Cinsellik konusunda utanmadan konuşabilmek, çocuğun bilmek istediklerini doğallıkla anlayabileceği biçimde yanıtlamak, çocuğa ebeveyn ile çekinmeden her şeyi konuşabileceğinin güvencesini verir, bu tür bir güven ilişkisi istenmeyen bir durumu hızla fark ederek çocuğu koruyabilmenin en büyük güvencesidir.
kötüler layığını bulmalı!
Kırmızı Çizgi, bu çok hassas konuda anne ve babalara olduğu kadar yuva öğretmenleri için de çok değerli bir katkı.
Dilerim okunur, oyunlar oynanır ve güçlü çocuklar yeri geldiğinde aslan gibi kükrer, ceylan gibi güvenli limanlara kaçar ve kötüler layığını bulup insan içine bir daha çıkamazlar.
Bu yazıyı Nisan ayında okuyacaksınız. Bahar tüm coşkusu ile hüküm sürecek. Erikler gelin olmuş, leylaklar, erguvanlar mora bürünmüş, mimozalar papatyalardan rol çalarak ruhumuzu şenlendiriyor olacak. Vedayı Orhan Veli ustanın Baharın İlk Sabahları şiiri ile yapayım:
Tüyden hafif olurum böyle sabahlar
Karşı damda bir güneş parçası,
İçimde kuş cıvıltıları, şarkılar, Bağıra çağıra düşerim yollara Döner döner durur başım havalarda.

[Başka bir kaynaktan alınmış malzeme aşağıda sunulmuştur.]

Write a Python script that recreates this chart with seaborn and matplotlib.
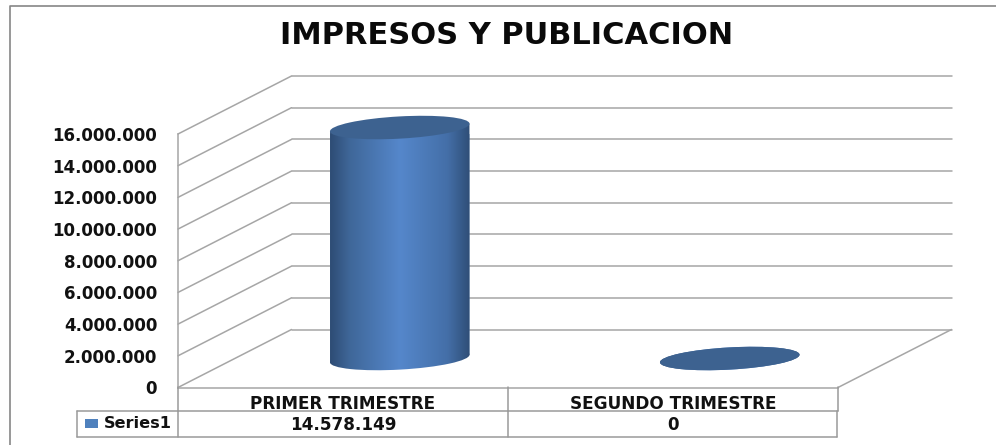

Sanırım ki günler hep güzel gidecek;
Her sabah böyle bahar;
Ne iş güç gelir aklıma,
ne yoksulluğum.
Derim ki: "Sıkıntılar duradursun!"
Şairliğimle yetinir,
Avunurum.
Biz de şiir okuyarak avunalım. Sağlık, huzur ve sevgi eksik olmasın yüreklerinizden, evlerinizden.